=== Exercise ===
Leave out the pictures and restate the rest of the data exactly.

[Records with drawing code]
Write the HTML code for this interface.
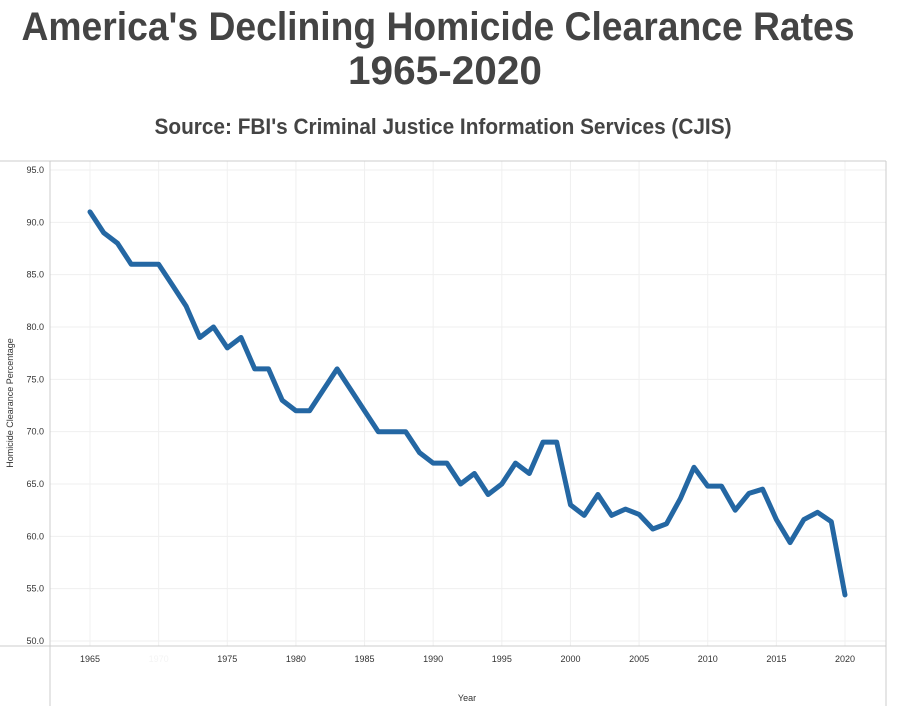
<!DOCTYPE html>
<html><head><meta charset="utf-8"><style>body{margin:0;background:#fff}svg{display:block}</style></head>
<body>
<svg id="chart" width="897" height="715" xmlns="http://www.w3.org/2000/svg" font-family="Liberation Sans, sans-serif">
<text x="438" y="40" text-anchor="middle" font-size="40" font-weight="bold" fill="#444" textLength="833" lengthAdjust="spacingAndGlyphs">America's Declining Homicide Clearance Rates</text>
<text x="445" y="84" text-anchor="middle" font-size="40" font-weight="bold" fill="#444" textLength="194" lengthAdjust="spacingAndGlyphs">1965-2020</text>
<text x="443" y="134" text-anchor="middle" font-size="22" font-weight="bold" fill="#444" textLength="577" lengthAdjust="spacingAndGlyphs">Source: FBI's Criminal Justice Information Services (CJIS)</text>
<g id="grid"></g>
<line x1="0" y1="161" x2="886" y2="161" stroke="#ccc"/>
<line x1="0" y1="646" x2="886" y2="646" stroke="#ccc"/>
<line x1="50" y1="161" x2="50" y2="706" stroke="#ccc"/>
<line x1="886" y1="161" x2="886" y2="706" stroke="#ccc"/>
<text transform="translate(13,403) rotate(-90)" text-anchor="middle" font-size="9" fill="#333">Homicide Clearance Percentage</text>
<text x="467" y="701" text-anchor="middle" font-size="9" fill="#333">Year</text>
<g id="ticks"></g>
<g id="series"></g>
</svg>
<script>
const years=[1965,1966,1967,1968,1969,1970,1971,1972,1973,1974,1975,1976,1977,1978,1979,1980,1981,1982,1983,1984,1985,1986,1987,1988,1989,1990,1991,1992,1993,1994,1995,1996,1997,1998,1999,2000,2001,2002,2003,2004,2005,2006,2007,2008,2009,2010,2011,2012,2013,2014,2015,2016,2017,2018,2019,2020];
const rates=[91,89,88,86,86,86,84,82,79,80,78,79,76,76,73,72,72,74,76,74,72,70,70,70,68,67,67,65,66,64,65,67,66,69,69,63,62,64,62,62.6,62.1,60.7,61.2,63.6,66.6,64.8,64.8,62.5,64.1,64.5,61.6,59.4,61.6,62.3,61.4,54.4];
const yTicks=[50,55,60,65,70,75,80,85,90,95];
const xTicks=[1965,1970,1975,1980,1985,1990,1995,2000,2005,2010,2015,2020];
const NS='http://www.w3.org/2000/svg';
function xs(v){return 90+(v-1965)*(845-90)/55;}
function ys(v){return 641-(v-50)*(641-170)/45;}
function mk(t,a,p){const e=document.createElementNS(NS,t);for(const k in a)e.setAttribute(k,a[k]);p.appendChild(e);return e;}
const grid=document.getElementById('grid'),ticks=document.getElementById('ticks'),series=document.getElementById('series');
yTicks.forEach(v=>{
  const l=mk('line',{x1:50,x2:886,y1:ys(v),y2:ys(v),stroke:'#efefef'},grid);
  
  
  const t=mk('text',{x:44,y:ys(v)+3,'text-anchor':'end','font-size':9,fill:'#333'},ticks);
  t.textContent=v.toFixed(1);
  
  
});
xTicks.forEach(v=>{
  const l=mk('line',{x1:xs(v),x2:xs(v),y1:161,y2:646,stroke:'#f0f0f0'},grid);
  
  
  const t=mk('text',{x:xs(v),y:662,'text-anchor':'middle','font-size':9,fill:v===1970?'#f4f4f4':'#333'},ticks);
  t.textContent=v;
  
  
});
const d=years.map((y,i)=>(i?'L':'M')+xs(y).toFixed(1)+','+ys(rates[i]).toFixed(1)).join(' ');
const p=mk('path',{d:d,fill:'none',stroke:'#2467a3','stroke-width':5,'stroke-linejoin':'round','stroke-linecap':'round'},series);


</script>
</body></html>
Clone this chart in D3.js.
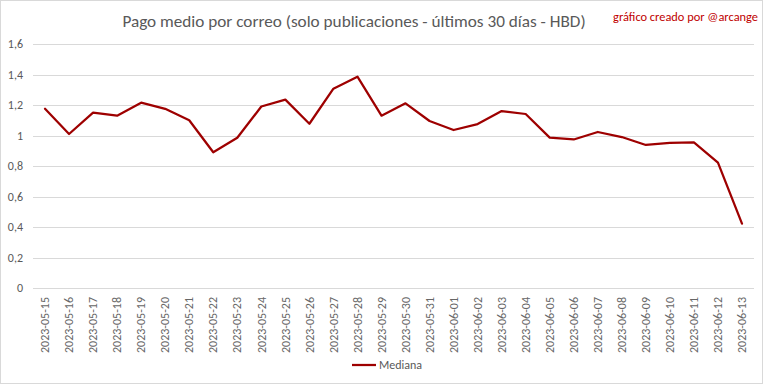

=== Full output ===
Write the HTML code for this interface.
<!DOCTYPE html>
<html><head><meta charset="utf-8"><style>body{margin:0;background:#fff}svg{display:block}</style></head>
<body>
<svg id="chart" width="897" height="715" xmlns="http://www.w3.org/2000/svg" font-family="Liberation Sans, sans-serif">
<text x="438" y="40" text-anchor="middle" font-size="40" font-weight="bold" fill="#444" textLength="833" lengthAdjust="spacingAndGlyphs">America's Declining Homicide Clearance Rates</text>
<text x="445" y="84" text-anchor="middle" font-size="40" font-weight="bold" fill="#444" textLength="194" lengthAdjust="spacingAndGlyphs">1965-2020</text>
<text x="443" y="134" text-anchor="middle" font-size="22" font-weight="bold" fill="#444" textLength="577" lengthAdjust="spacingAndGlyphs">Source: FBI's Criminal Justice Information Services (CJIS)</text>
<g id="grid"></g>
<line x1="0" y1="161" x2="886" y2="161" stroke="#ccc"/>
<line x1="0" y1="646" x2="886" y2="646" stroke="#ccc"/>
<line x1="50" y1="161" x2="50" y2="706" stroke="#ccc"/>
<line x1="886" y1="161" x2="886" y2="706" stroke="#ccc"/>
<text transform="translate(13,403) rotate(-90)" text-anchor="middle" font-size="9" fill="#333">Homicide Clearance Percentage</text>
<text x="467" y="701" text-anchor="middle" font-size="9" fill="#333">Year</text>
<g id="ticks"></g>
<g id="series"></g>
</svg>
<script>
const years=[1965,1966,1967,1968,1969,1970,1971,1972,1973,1974,1975,1976,1977,1978,1979,1980,1981,1982,1983,1984,1985,1986,1987,1988,1989,1990,1991,1992,1993,1994,1995,1996,1997,1998,1999,2000,2001,2002,2003,2004,2005,2006,2007,2008,2009,2010,2011,2012,2013,2014,2015,2016,2017,2018,2019,2020];
const rates=[91,89,88,86,86,86,84,82,79,80,78,79,76,76,73,72,72,74,76,74,72,70,70,70,68,67,67,65,66,64,65,67,66,69,69,63,62,64,62,62.6,62.1,60.7,61.2,63.6,66.6,64.8,64.8,62.5,64.1,64.5,61.6,59.4,61.6,62.3,61.4,54.4];
const yTicks=[50,55,60,65,70,75,80,85,90,95];
const xTicks=[1965,1970,1975,1980,1985,1990,1995,2000,2005,2010,2015,2020];
const NS='http://www.w3.org/2000/svg';
function xs(v){return 90+(v-1965)*(845-90)/55;}
function ys(v){return 641-(v-50)*(641-170)/45;}
function mk(t,a,p){const e=document.createElementNS(NS,t);for(const k in a)e.setAttribute(k,a[k]);p.appendChild(e);return e;}
const grid=document.getElementById('grid'),ticks=document.getElementById('ticks'),series=document.getElementById('series');
yTicks.forEach(v=>{
  const l=mk('line',{x1:50,x2:886,y1:ys(v),y2:ys(v),stroke:'#efefef'},grid);
  
  
  const t=mk('text',{x:44,y:ys(v)+3,'text-anchor':'end','font-size':9,fill:'#333'},ticks);
  t.textContent=v.toFixed(1);
  
  
});
xTicks.forEach(v=>{
  const l=mk('line',{x1:xs(v),x2:xs(v),y1:161,y2:646,stroke:'#f0f0f0'},grid);
  
  
  const t=mk('text',{x:xs(v),y:662,'text-anchor':'middle','font-size':9,fill:v===1970?'#f4f4f4':'#333'},ticks);
  t.textContent=v;
  
  
});
const d=years.map((y,i)=>(i?'L':'M')+xs(y).toFixed(1)+','+ys(rates[i]).toFixed(1)).join(' ');
const p=mk('path',{d:d,fill:'none',stroke:'#2467a3','stroke-width':5,'stroke-linejoin':'round','stroke-linecap':'round'},series);


</script>
</body></html>
Clone this chart in D3.js.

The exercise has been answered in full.